Decline & Fall on Savage Street by Fiona Farrell
The story begins in 1901 and concludes in the winter of 2012. At its centre is a house with a fanciful little turret, built by a river in Christchurch. Over time the land will be subdivided and the single building becomes home to a succession of assorted people enduring the twists and turns of history.
Decline & Fall on Savage Street is an incredibly interesting and breathtaking book. However, it was very hard to get in to to start with. It took me multiple attempts for me to really get stuck in. I became frustrated that as soon as I felt I knew a character…boom, they were relegated to history and it was on to the next one. But then, I fell in love with the house. The subtle, constant character that binds it all together.

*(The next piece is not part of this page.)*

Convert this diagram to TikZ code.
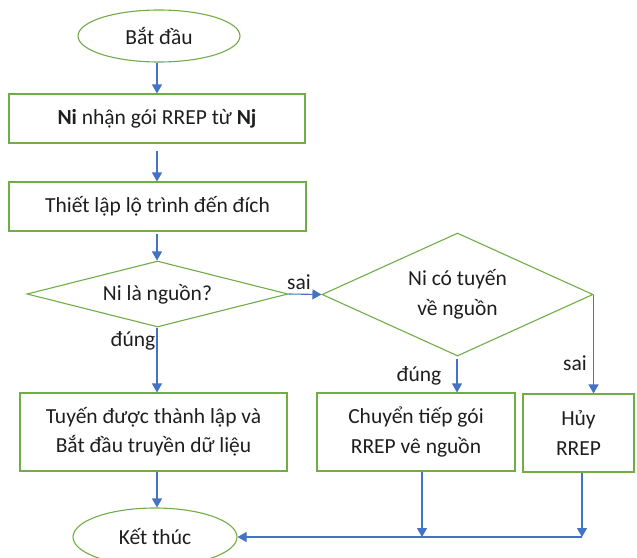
\documentclass[tikz,border=0pt]{standalone}
\usepackage{fontspec}
\setmainfont{Carlito}
\usetikzlibrary{shapes.geometric,arrows.meta}
\definecolor{boxgreen}{RGB}{112,173,71}
\definecolor{arrowblue}{RGB}{68,114,196}
\definecolor{txt}{RGB}{30,30,30}
\tikzset{
  base/.style={draw=boxgreen, line width=1.1pt, text=txt, inner sep=0pt,
    font=\fontsize{21.5}{29.5}\selectfont, align=center},
  stepbox/.style={base, rectangle},
  terminal/.style={base, ellipse},
  decision/.style={base, diamond},
  arr/.style={draw=arrowblue, line width=1.1pt, -{Triangle[length=9pt,width=10pt]}},
  lbl/.style={text=txt, font=\fontsize{21.5}{26}\selectfont, inner sep=0pt}
}
\begin{document}
\begin{tikzpicture}[x=1pt,y=-1pt]
\useasboundingbox (0,0) rectangle (637,557);

% main column
\node[terminal, minimum width=162pt, minimum height=52pt] (start) at (159,36) {Bắt đầu};
\node[stepbox, minimum width=296pt, minimum height=49pt] (recv) at (157,118.5)
  {\textbf{Ni} nhận gói RREP từ \textbf{Nj}};
\node[stepbox, minimum width=297pt, minimum height=49pt] (setup) at (157.5,206.5)
  {Thiết lập lộ trình đến đích};
\node[decision, minimum width=261pt, minimum height=66pt, aspect=5] (isrc) at (157.5,294)
  {Ni là nguồn?};
\node[stepbox, minimum width=267pt, minimum height=78pt] (route) at (153.5,432)
  {Tuyến được thành lập và\\Bắt đầu truyền dữ liệu};
\node[terminal, minimum width=164pt, minimum height=58pt] (stop) at (155,537) {Kết thúc};

% right branch
\node[decision, minimum width=271pt, minimum height=123pt, aspect=2.2] (hasroute) at (457.5,294.5)
  {Ni có tuyến\\về nguồn};
\node[stepbox, minimum width=198pt, minimum height=78pt] (fwd) at (416,432)
  {Chuyển tiếp gói\\RREP vê nguồn};
\node[stepbox, minimum width=111pt, minimum height=78pt] (drop) at (578.5,433)
  {Hủy\\RREP};

% junction points on the bottom line
\coordinate (j1) at (422,537);
\coordinate (j2) at (582,537);

% connectors
\draw[arr] (start.south -| 157,0) -- (recv.north -| 157,0);
\draw[arr] ([yshift=-7pt]recv.south -| 157,0) -- (setup.north -| 157,0);
\draw[arr] ([yshift=-2pt]setup.south -| 157,0) -- (isrc.north -| 157,0);
\draw[arr] (isrc.south -| 157,0) -- (route.north -| 157,0);
\draw[arr] (isrc.east) -- (hasroute.west);
\draw[arr] ([yshift=-2pt]hasroute.south -| 457,0) -- (fwd.north -| 457,0);
\draw[arr] (hasroute.east) -- (hasroute.east |- drop.north);
\draw[arr] (route.south -| 157,0) -- (stop.north -| 157,0);
\draw[arr] (fwd.south -| j1) -- (j1);
\draw[arr] (drop.south -| j2) -- (j2);
\draw[arr] (j2) -- (stop.east |- j2);

% branch labels
\node[lbl] (l1) at (299,282) {sai};
\node[lbl] (l2) at (133,341) {đúng};
\node[lbl] (l3) at (419,376) {đúng};
\node[lbl] (l4) at (575,363) {sai};
\end{tikzpicture}
\end{document}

Farrell follows the course of history, deftly weaving in war, economic collapse, protest, feminism, new technologies, music, art and racial renaissance in to the story. The house becomes a living monument to the mundane events of domestic life that morph into profound human experiences.
This book is designed as a companion to her non-fiction book, The Villa at the Edge of an Empire, skillfully juxtaposing fact and fiction across two volumes. They combine to examine one hundred years of tumultuous history.

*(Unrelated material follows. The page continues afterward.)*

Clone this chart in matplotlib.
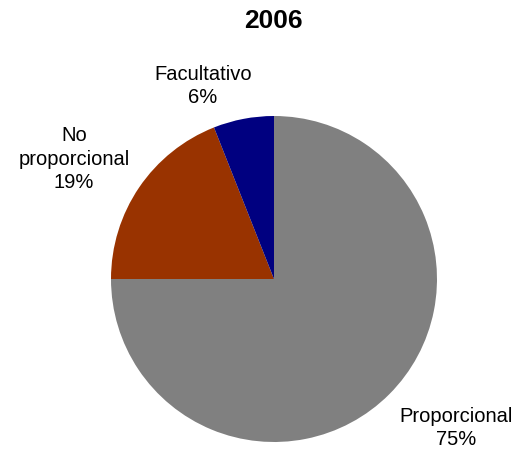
import matplotlib.pyplot as plt

# Datos del gráfico
categorias = ['Proporcional', 'No\nproporcional', 'Facultativo']
valores = [75, 19, 6]
colores = ['#808080', '#993300', '#000080']

plt.rcParams['font.family'] = ['Liberation Sans', 'DejaVu Sans']

fig = plt.figure(figsize=(5.19, 4.51), dpi=100)
# Caja del círculo en píxeles: centro (274, 279), radio 163
W, H = 519, 451
ax = fig.add_axes([111 / W, (H - 442) / H, 326 / W, 326 / H])

wedges, textos = ax.pie(valores, colors=colores, startangle=90, counterclock=False,
                        radius=1, wedgeprops=dict(linewidth=0))
ax.set_xlim(-1, 1)
ax.set_ylim(-1, 1)

# Etiquetas con nombre y porcentaje
pos_etiquetas = [(1.117, -0.914), (-1.227, 0.736), (-0.436, 1.184)]
for cat, val, (x, y) in zip(categorias, valores, pos_etiquetas):
    ax.text(x, y, f'{cat}\n{val}%', ha='center', va='center', fontsize=14.5,
            linespacing=1.33, clip_on=False)

fig.text(273 / W, 1 - 21 / H, '2006', ha='center', va='center',
         fontsize=19, fontweight='bold')

fig.savefig('out.png', dpi=100)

Once I clicked as to what and where Farrell was trying to take the Savage Street story, I was hooked. Sure enough, the terrifying events of the Christchurch earthquakes play a significant part. As someone who was rocked and jolted by those very quakes it was a tough read and I’d advise others to be aware that it could be triggering to them. However, Farrell has done a beautiful, authentic re-telling of those quakes that is not overly dramatic or exaggerated.
Farrell’s immense talent is evident through Decline & Fall on Savage Street. Each chapter is a short story within itself. Farrell treats each story like a brick, or little pieces of timber, putting them together to make a book, much like Christchurch is attempting to do with the rebuild – salvaging pieces of its history to start again. It’s a clever, inspiring form of writing.
To add to the magic, Farrell has the story running across three different scales of time. While we watch people come and go, there is an ongoing story of the river and of the earth running through the book. Both tell a subtle tale of how insignificant we, as humans, really are.
This novel truly is a masterpiece. Farrell is a master storyteller and Decline & Fall on Savage Street is a testament to her skill. It is alluring, endlessly rewarding and a true literary jewel.